Print the material below exactly as it stands, please, from its first line to the line holding "80, 90, 100];", with no pictures.
★ ★ ★ ★ ★
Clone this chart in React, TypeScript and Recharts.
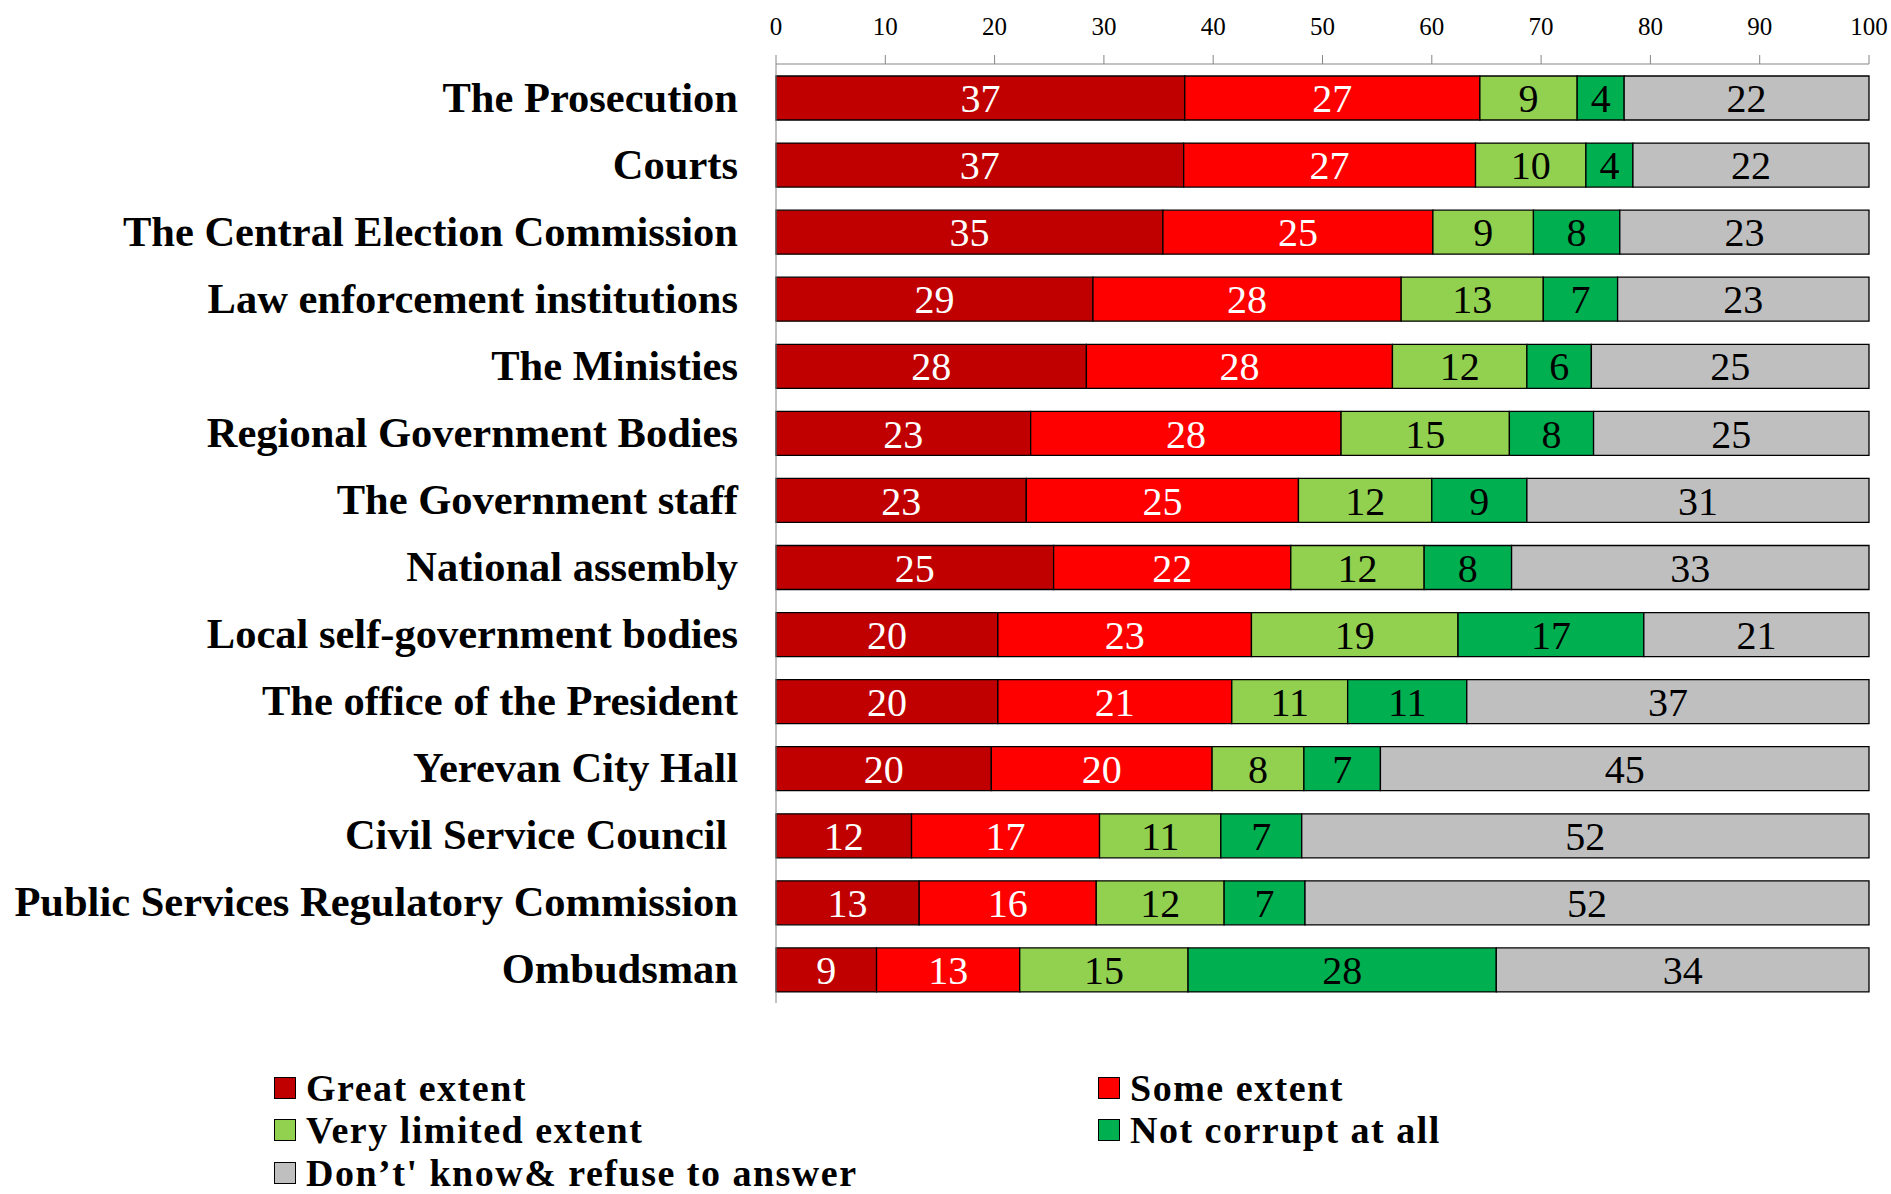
import React from 'react';
import { BarChart, Bar, XAxis, YAxis, Legend, LabelList } from 'recharts';

const FONT = '"Liberation Serif", "Times New Roman", serif';

const institutions = [
  'The Prosecution',
  'Courts',
  'The Central Election Commission',
  'Law enforcement institutions',
  'The Ministies',
  'Regional Government Bodies',
  'The Government staff',
  'National assembly',
  'Local self-government bodies',
  'The office of the President',
  'Yerevan City Hall',
  'Civil Service Council ',
  'Public Services Regulatory Commission',
  'Ombudsman',
];

// shares in %, read from the segment edges (labels show them rounded)
const greatExtent = [37.4, 37.3, 35.4, 29.0, 28.4, 23.3, 22.9, 25.4, 20.3, 20.3, 19.7, 12.4, 13.1, 9.2];
const someExtent = [27.0, 26.7, 24.7, 28.2, 28.0, 28.4, 24.9, 21.7, 23.2, 21.4, 20.2, 17.2, 16.2, 13.1];
const veryLimited = [8.9, 10.1, 9.2, 13.0, 12.3, 15.4, 12.2, 12.2, 18.9, 10.6, 8.4, 11.1, 11.7, 15.4];
const notCorrupt = [4.3, 4.3, 7.9, 6.8, 5.9, 7.7, 8.7, 8.0, 17.0, 10.9, 7.0, 7.4, 7.4, 28.2];
const dontKnow = [22.4, 21.6, 22.8, 23.0, 25.4, 25.2, 31.3, 32.7, 20.6, 36.8, 44.7, 51.9, 51.6, 34.1];

const xTicks = [0, 10, 20, 30, 40, 50, 60, 70, 80, 90, 100];

const series = [
  { key: 'great', name: 'Great extent', color: '#C00000', label: '#FFFFFF' },
  { key: 'some', name: 'Some extent', color: '#FF0000', label: '#FFFFFF' },
  { key: 'limited', name: 'Very limited extent', color: '#92D050', label: '#000000' },
  { key: 'none', name: 'Not corrupt at all', color: '#00B050', label: '#000000' },
  { key: 'dk', name: 'Don\u2019t\' know& refuse to answer', color: '#BFBFBF', label: '#000000' },
];

const data = institutions.map((name, i) => ({
  name,
  great: greatExtent[i],
  some: someExtent[i],
  limited: veryLimited[i],
  none: notCorrupt[i],
  dk: dontKnow[i],
}));

// legend grid: [left, row]
const legendSlots = [
  [274, 0],
  [1098, 0],
  [274, 1],
  [1098, 1],
  [274, 2],
];

const CategoryTick = (props: any) => {
  const { x, y, payload } = props;
  return (
    <text
      x={x}
      y={y}
      dy={14}
      textAnchor="end"
      fill="#000"
      fontFamily={FONT}
      fontSize={42.5}
      fontWeight={700}
      style={{ whiteSpace: 'pre' }}
    >
      {payload.value}
    </text>
  );
};

const renderLegend = () => (
  <div style={{ position: 'relative', width: 1891, height: 127, fontFamily: FONT, fontWeight: 700, fontSize: 38, letterSpacing: 1.5, color: '#000' }}>
    {series.map((s, i) => (
      <div
        key={s.key}
        style={{
          position: 'absolute',
          left: legendSlots[i][0],
          top: legendSlots[i][1] * 42.3,
          height: 42,
          display: 'flex',
          alignItems: 'center',
          whiteSpace: 'nowrap',
        }}
      >
        <span style={{ display: 'inline-block', width: 20, height: 20, background: s.color, border: '1px solid #000', marginRight: 10 }} />
        <span style={{ lineHeight: '42px' }}>{s.name}</span>
      </div>
    ))}
  </div>
);

export default function App() {
  return (
    <div style={{ position: 'absolute', left: 0, top: 0, width: 1891, height: 1194, background: '#fff' }}>
      <BarChart
        width={1891}
        height={1194}
        data={data}
        layout="vertical"
        margin={{ top: 0, right: 22, bottom: 191, left: 0 }}
        barSize={44}
      >
        <XAxis
          type="number"
          orientation="top"
          domain={[0, 100]}
          ticks={xTicks}
          interval={0}
          height={64}
          tickSize={9}
          tickMargin={20}
          stroke="#868686"
          tick={{ fontSize: 25, fill: '#000', fontFamily: FONT }}
        />
        <YAxis
          type="category"
          dataKey="name"
          width={776}
          tickLine={false}
          tickSize={0}
          tickMargin={38}
          interval={0}
          stroke="#868686"
          tick={<CategoryTick />}
        />
        <Legend
          layout="horizontal"
          verticalAlign="middle"
          align="center"
          content={renderLegend}
          wrapperStyle={{ top: 1067, left: 0, width: 1891, height: 127 }}
        />
        {series.map((s) => (
          <Bar
            key={s.key}
            dataKey={s.key}
            name={s.name}
            stackId="a"
            fill={s.color}
            stroke="#000"
            strokeWidth={1.3}
            isAnimationActive={false}
          >
            <LabelList
              dataKey={s.key}
              position="center"
              formatter={(v: any) => Math.round(Number(v))}
              style={{ fill: s.label, fontSize: 40, fontFamily: FONT }}
            />
          </Bar>
        ))}
      </BarChart>
    </div>
  );
}
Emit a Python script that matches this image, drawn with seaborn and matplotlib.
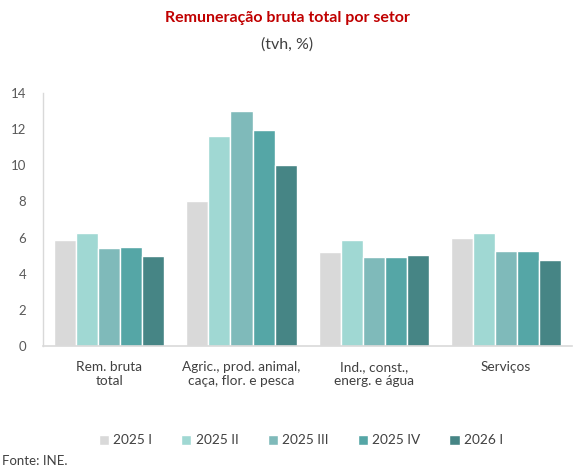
import pandas as pd
import matplotlib
matplotlib.use("Agg")
import matplotlib.pyplot as plt
import seaborn as sns


# ---------------- DATA ----------------
sectors = [
    "Rem. bruta\ntotal",
    "Agric., prod. animal,\ncaça, flor. e pesca",
    "Ind., const.,\nenerg. e água",
    "Serviços",
]
periods = ["2025 I", "2025 II", "2025 III", "2025 IV", "2026 I"]

q2025_1 = [5.85, 8.0, 5.2, 6.0]
q2025_2 = [6.25, 11.65, 5.85, 6.25]
q2025_3 = [5.4, 13.0, 4.95, 5.25]
q2025_4 = [5.45, 11.95, 4.95, 5.25]
q2026_1 = [5.0, 10.0, 5.05, 4.75]

colors = ["#D9D9D9", "#A0D8D3", "#7FBABA", "#55A6A6", "#468585"]


# ---------------- FRAME ----------------
series = [q2025_1, q2025_2, q2025_3, q2025_4, q2026_1]
rows = []
for per, vals in zip(periods, series):
    for sec, v in zip(sectors, vals):
        rows.append({"setor": sec, "periodo": per, "valor": v})
df = pd.DataFrame(rows)


# ---------------- PLOT ----------------
sns.set_theme(style="white")
plt.rcParams["font.family"] = ["Lato", "DejaVu Sans"]

fig = plt.figure(figsize=(5.75, 4.7), dpi=100)
ax = fig.add_axes([0.075, 0.264, 0.92, 0.538])

sns.barplot(data=df, x="setor", y="valor", hue="periodo", order=sectors,
            hue_order=periods, palette=colors, width=0.835, saturation=1,
            ax=ax, legend=True)

ax.set_xlim(-0.5, 3.5)
ax.set_ylim(0, 14)
ax.set_yticks(range(0, 15, 2))
ax.set_xlabel("")
ax.set_ylabel("")
ax.tick_params(axis="y", labelsize=9.5, labelcolor="#595959", length=0, pad=12)
ax.tick_params(axis="x", labelsize=9.8, labelcolor="#404040", length=0, pad=11)

for s in ["top", "right"]:
    ax.spines[s].set_visible(False)
ax.spines["left"].set_color("#D9D9D9")
ax.spines["bottom"].set_color("#D9D9D9")
ax.spines["left"].set_linewidth(1.0)
ax.spines["bottom"].set_linewidth(1.2)

handles, labels = ax.get_legend_handles_labels()
ax.get_legend().remove()
fig.legend(handles, labels, loc="center", bbox_to_anchor=(0.523, 0.063),
           ncol=5, frameon=False, fontsize=9.8, handlelength=0.75,
           handleheight=0.75, handletextpad=0.3, columnspacing=2.15,
           labelcolor="#404040")

fig.text(0.5, 0.962, "Remuneração bruta total por setor", ha="center",
         va="center", fontsize=11.5, fontweight="bold", color="#C00000")
fig.text(0.5, 0.905, "(tvh, %)", ha="center", va="center", fontsize=11.5,
         color="#404040")
fig.text(0.004, 0.019, "Fonte: INE.", ha="left", va="center", fontsize=9.5,
         color="#404040")

fig.savefig("out.png", dpi=100)
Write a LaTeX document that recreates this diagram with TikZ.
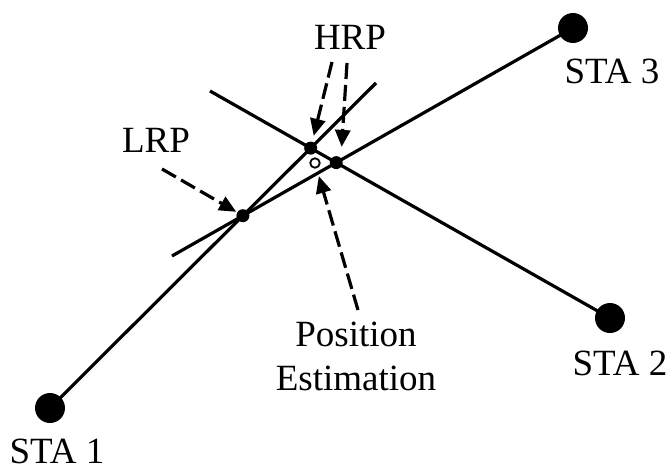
\documentclass[tikz,border=0pt]{standalone}
\usepackage{fontspec}
\setmainfont{Liberation Serif}
\usepackage{xcolor}
\usepackage{tikz}
\usetikzlibrary{arrows.meta, intersections}

\begin{document}
\begin{tikzpicture}[
  x=1pt, y=-1pt,
  sta/.style={circle, fill=black, minimum size=30pt, inner sep=0pt},
  crossdot/.style={circle, fill=black, minimum size=13pt, inner sep=0pt},
  estdot/.style={circle, draw, fill=white, line width=1.8pt, minimum size=9.5pt, inner sep=0pt},
  lbl/.style={font=\fontsize{37}{44}\selectfont, inner sep=0pt},
  bearing/.style={line width=3.2pt},
  arr/.style={-{Triangle[length=17pt, width=15pt]}, line width=3.2pt, dash pattern=on 16pt off 6pt}
]
\useasboundingbox (0,0) rectangle (667,466);

\node[sta] (sta1) at (50,408) {};
\node[sta] (sta2) at (610,318) {};
\node[sta] (sta3) at (573,28) {};

\coordinate (end1) at (376,83);
\coordinate (end2) at (210,91);
\coordinate (end3) at (172,256);

\draw[bearing, name path=b1] (sta1.center) -- (end1);
\draw[bearing, name path=b2] (sta2.center) -- (end2);
\draw[bearing, name path=b3] (sta3.center) -- (end3);

\path[name intersections={of=b1 and b2, by=x12}];
\path[name intersections={of=b2 and b3, by=x23}];
\path[name intersections={of=b1 and b3, by=x13}];

\node[crossdot] (hrpa) at (x12) {};
\node[crossdot] (hrpb) at (x23) {};
\node[crossdot] (lrpdot) at (x13) {};
\node[estdot] (estpt) at (315,163) {};

\node[lbl, anchor=base] (lbl1) at (57,463) {STA 1};
\node[lbl, anchor=base] (lbl2) at (620,375) {STA 2};
\node[lbl, anchor=base] (lbl3) at (612,83) {STA 3};
\node[lbl, anchor=base] (hrp) at (350,49) {HRP};
\node[lbl, anchor=base] (lrp) at (156,152) {LRP};
\node[lbl, align=center, anchor=north] (estlbl) at (356,322) {Position\\Estimation};

\coordinate (lrptail) at (162,169);
\coordinate (hrptailA) at (332,62);
\coordinate (hrptailB) at (347,63);
\coordinate (esttail) at (358,310);

\draw[arr, shorten >=1pt] (lrptail) -- (lrpdot);
\draw[arr, shorten >=6pt] (hrptailA) -- (hrpa);
\draw[arr, shorten >=11pt] (hrptailB) -- (hrpb.north east);
\draw[arr, shorten >=8pt] (esttail) -- (estpt);

\end{tikzpicture}
\end{document}
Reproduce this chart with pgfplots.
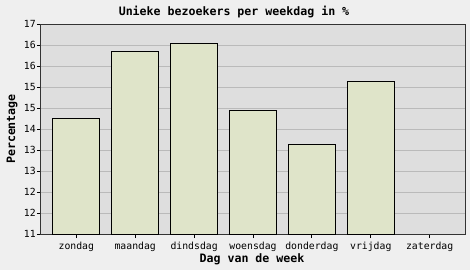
★ ★ ★ ★ ★
### RESPONSE
Clone this chart in React, TypeScript and Recharts.
import React from 'react';
import { BarChart, Bar, XAxis, YAxis, Legend, LabelList } from 'recharts';

const FONT = '"Liberation Serif", "Times New Roman", serif';

const institutions = [
  'The Prosecution',
  'Courts',
  'The Central Election Commission',
  'Law enforcement institutions',
  'The Ministies',
  'Regional Government Bodies',
  'The Government staff',
  'National assembly',
  'Local self-government bodies',
  'The office of the President',
  'Yerevan City Hall',
  'Civil Service Council ',
  'Public Services Regulatory Commission',
  'Ombudsman',
];

// shares in %, read from the segment edges (labels show them rounded)
const greatExtent = [37.4, 37.3, 35.4, 29.0, 28.4, 23.3, 22.9, 25.4, 20.3, 20.3, 19.7, 12.4, 13.1, 9.2];
const someExtent = [27.0, 26.7, 24.7, 28.2, 28.0, 28.4, 24.9, 21.7, 23.2, 21.4, 20.2, 17.2, 16.2, 13.1];
const veryLimited = [8.9, 10.1, 9.2, 13.0, 12.3, 15.4, 12.2, 12.2, 18.9, 10.6, 8.4, 11.1, 11.7, 15.4];
const notCorrupt = [4.3, 4.3, 7.9, 6.8, 5.9, 7.7, 8.7, 8.0, 17.0, 10.9, 7.0, 7.4, 7.4, 28.2];
const dontKnow = [22.4, 21.6, 22.8, 23.0, 25.4, 25.2, 31.3, 32.7, 20.6, 36.8, 44.7, 51.9, 51.6, 34.1];

const xTicks = [0, 10, 20, 30, 40, 50, 60, 70, 80, 90, 100];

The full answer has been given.